What matters most in scholarly evaluation is itself a matter of enquiry. Hence the need to acknowledge and accommodate the inherent limitations of funding, access, collaboration, standardisation, and other constraints faced by developing countries.

The desire of scholars and institutions in Africa to fit into the Western-imposed model despite the deficit of local research support infrastructure may be counterproductive in the quest to achieve sustainable development in Africa.

I belong to a group of African researchers in Nigeria who are concerned about this situation. We reviewed the status quo and conducted a survey to get the perspectives of researchers and education administrators from developing countries.

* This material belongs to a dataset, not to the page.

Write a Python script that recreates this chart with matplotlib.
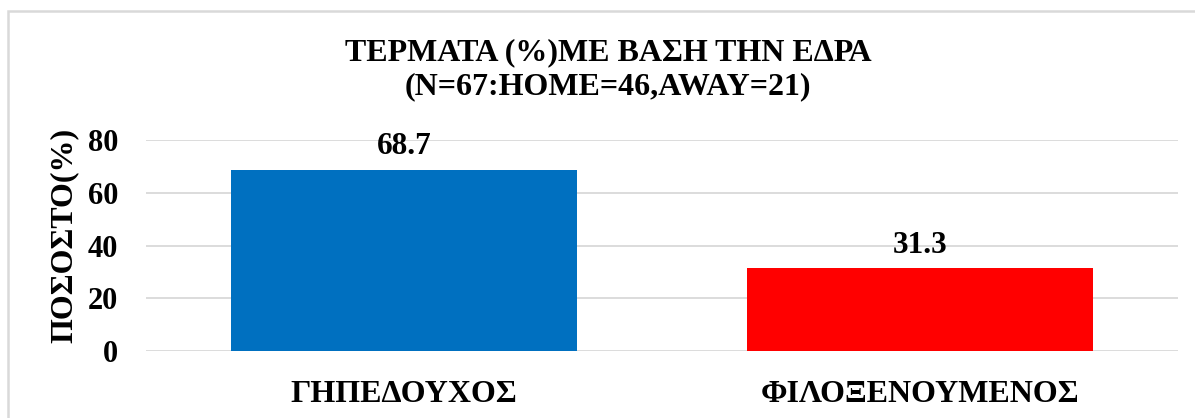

The survey results indicate that the majority of African academics are concerned about the status quo. They would support a shift in publishing practices and the assessment of researchers. Such a shift should be supported by institutional administrators and policy makers.


Western indexing houses track how often research is cited and publish the metrics of most publishing outlets. For this reason, many African researchers feel they should do research that would be acceptable for publication in such outlets.

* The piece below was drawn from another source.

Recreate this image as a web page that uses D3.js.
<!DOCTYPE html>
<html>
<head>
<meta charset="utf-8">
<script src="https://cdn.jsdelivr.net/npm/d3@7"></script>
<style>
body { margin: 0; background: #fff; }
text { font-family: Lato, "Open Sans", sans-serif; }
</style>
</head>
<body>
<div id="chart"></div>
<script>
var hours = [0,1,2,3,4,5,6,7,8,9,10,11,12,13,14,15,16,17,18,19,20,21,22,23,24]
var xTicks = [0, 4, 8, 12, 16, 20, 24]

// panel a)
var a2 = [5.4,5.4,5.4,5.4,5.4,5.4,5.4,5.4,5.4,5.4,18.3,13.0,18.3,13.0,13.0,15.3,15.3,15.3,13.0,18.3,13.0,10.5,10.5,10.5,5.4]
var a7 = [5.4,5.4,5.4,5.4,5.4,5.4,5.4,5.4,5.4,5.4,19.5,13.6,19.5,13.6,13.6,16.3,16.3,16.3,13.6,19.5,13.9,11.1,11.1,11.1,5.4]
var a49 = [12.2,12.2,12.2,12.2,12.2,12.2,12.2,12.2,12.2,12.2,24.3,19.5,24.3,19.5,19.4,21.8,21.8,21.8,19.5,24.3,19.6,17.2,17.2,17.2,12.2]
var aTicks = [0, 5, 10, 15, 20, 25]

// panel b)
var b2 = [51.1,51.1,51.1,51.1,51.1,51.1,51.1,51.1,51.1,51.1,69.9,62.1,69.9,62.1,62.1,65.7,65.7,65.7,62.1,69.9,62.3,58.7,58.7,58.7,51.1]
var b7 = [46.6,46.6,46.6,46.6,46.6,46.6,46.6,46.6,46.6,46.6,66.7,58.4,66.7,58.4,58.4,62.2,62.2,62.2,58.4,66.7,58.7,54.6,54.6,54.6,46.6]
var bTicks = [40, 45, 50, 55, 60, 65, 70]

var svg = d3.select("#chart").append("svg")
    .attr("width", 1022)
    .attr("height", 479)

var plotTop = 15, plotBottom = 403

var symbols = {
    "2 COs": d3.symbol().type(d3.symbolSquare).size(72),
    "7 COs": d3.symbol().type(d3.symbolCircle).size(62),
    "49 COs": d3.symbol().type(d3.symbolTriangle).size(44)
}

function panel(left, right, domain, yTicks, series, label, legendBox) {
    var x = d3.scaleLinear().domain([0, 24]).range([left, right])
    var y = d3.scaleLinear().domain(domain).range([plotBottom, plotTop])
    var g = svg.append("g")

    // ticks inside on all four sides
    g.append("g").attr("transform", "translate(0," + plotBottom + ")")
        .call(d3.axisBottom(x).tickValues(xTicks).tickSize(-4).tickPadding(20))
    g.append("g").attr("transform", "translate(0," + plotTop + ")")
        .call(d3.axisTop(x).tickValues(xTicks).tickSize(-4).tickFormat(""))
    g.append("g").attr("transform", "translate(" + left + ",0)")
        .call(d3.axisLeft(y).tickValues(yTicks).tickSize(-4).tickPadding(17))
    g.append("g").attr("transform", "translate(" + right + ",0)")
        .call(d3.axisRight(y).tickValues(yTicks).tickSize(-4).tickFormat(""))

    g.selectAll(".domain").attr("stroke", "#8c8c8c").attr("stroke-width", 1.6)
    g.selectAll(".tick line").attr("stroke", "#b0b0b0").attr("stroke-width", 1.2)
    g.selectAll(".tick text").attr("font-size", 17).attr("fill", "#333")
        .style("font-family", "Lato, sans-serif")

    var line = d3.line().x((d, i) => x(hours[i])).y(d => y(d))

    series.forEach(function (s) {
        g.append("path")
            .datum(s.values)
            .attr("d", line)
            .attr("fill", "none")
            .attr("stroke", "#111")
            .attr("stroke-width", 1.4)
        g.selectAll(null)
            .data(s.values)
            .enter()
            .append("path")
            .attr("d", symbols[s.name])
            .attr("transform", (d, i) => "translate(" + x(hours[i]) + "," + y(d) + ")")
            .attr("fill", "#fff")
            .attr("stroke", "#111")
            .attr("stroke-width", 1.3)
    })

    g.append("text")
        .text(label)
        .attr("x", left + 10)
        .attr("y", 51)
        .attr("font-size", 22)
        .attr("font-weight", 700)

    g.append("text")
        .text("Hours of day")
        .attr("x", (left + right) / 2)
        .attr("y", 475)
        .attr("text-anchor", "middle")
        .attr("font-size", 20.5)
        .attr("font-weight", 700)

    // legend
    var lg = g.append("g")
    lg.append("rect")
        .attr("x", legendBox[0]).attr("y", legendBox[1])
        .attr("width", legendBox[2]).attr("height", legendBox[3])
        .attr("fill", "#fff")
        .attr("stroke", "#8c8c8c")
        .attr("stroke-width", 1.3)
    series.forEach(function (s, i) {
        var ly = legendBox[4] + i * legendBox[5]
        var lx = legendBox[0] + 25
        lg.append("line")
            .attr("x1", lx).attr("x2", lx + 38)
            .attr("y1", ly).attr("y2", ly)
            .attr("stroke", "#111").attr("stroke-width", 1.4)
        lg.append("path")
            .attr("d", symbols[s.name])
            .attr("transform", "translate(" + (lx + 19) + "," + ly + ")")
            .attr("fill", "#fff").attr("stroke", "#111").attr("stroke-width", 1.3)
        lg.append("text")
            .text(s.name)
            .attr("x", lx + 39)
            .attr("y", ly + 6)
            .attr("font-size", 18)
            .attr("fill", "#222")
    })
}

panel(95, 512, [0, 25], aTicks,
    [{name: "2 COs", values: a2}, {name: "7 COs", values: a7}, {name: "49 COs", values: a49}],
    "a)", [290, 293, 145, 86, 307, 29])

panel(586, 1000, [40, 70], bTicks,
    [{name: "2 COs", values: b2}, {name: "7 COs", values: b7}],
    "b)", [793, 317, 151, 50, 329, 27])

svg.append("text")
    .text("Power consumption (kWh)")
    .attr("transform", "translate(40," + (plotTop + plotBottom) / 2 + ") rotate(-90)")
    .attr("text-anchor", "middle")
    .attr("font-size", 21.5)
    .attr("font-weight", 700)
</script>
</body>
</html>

This can have negative consequences. For example, there’s the issue of access and copyright. A study in Africa might be of national importance. But its publication may not readily be accessible to the researcher’s contemporaries or government since the copyright might rest with a commercial Western publishing outlet.

This impairs the development of rigorous science and limits the exploration and expansion of indigenous knowledge for regional advancement.

There are other consequences to focusing on meeting Western requirements for academic research. It undermines African potential to use the continent’s resources to tackle its own challenges and encourages “brain drain” – when experts move from Africa to the developed world.

Those who make the rules control the market. This is also true in publishing and academia. The bodies that oversee acceptable publication outlets, universal patents, registration of internet domain names and hosting servers are all located in the West. It would come as little surprise that this has an influence on the access and ranking of all to the advantage of Western systems and institutions.

Furthermore, westernisation has largely been conflated with internationalisation or misconstrued for civilisation. The negative impact of this on Africa is well documented.

What ought to be done

Our survey offers suggestions for governments and universities.

African governments should monitor and limit schemes that promote intercontinental collaboration and publications at the expense of intra-African and national publications.

Second, grant-giving foreign governments and agencies ought not to dictate what and how to research. Each nation must set its developmental priorities and align scientific research with them.

Third, universities, grant-awarding bodies and educational ranking agencies need to revise their research evaluation methods. We came up with some new, relatively simple, but broadly useful metrics to assess research.

For example, the total citation impact: a measure of how many times a research paper has been cited per year of existence. Rather than just a number of citations as presently used, our model states the citation rate over time. Stating that an article is cited three times per year on average is more informative than noting that it has been cited six times since its publication.

Weighted author impact: a way of rating researchers, virtually independent of their respective disciplines. It evaluates the article’s impact rather than comparing the journal’s impact with other journals in its discipline.

We have also called for the establishment of an African indexing house. This would track publications and citation rates of scholarly works produced in Africa. The resultant confidence, fair play and opportunities for African and other researchers could stimulate greater productivity and national development.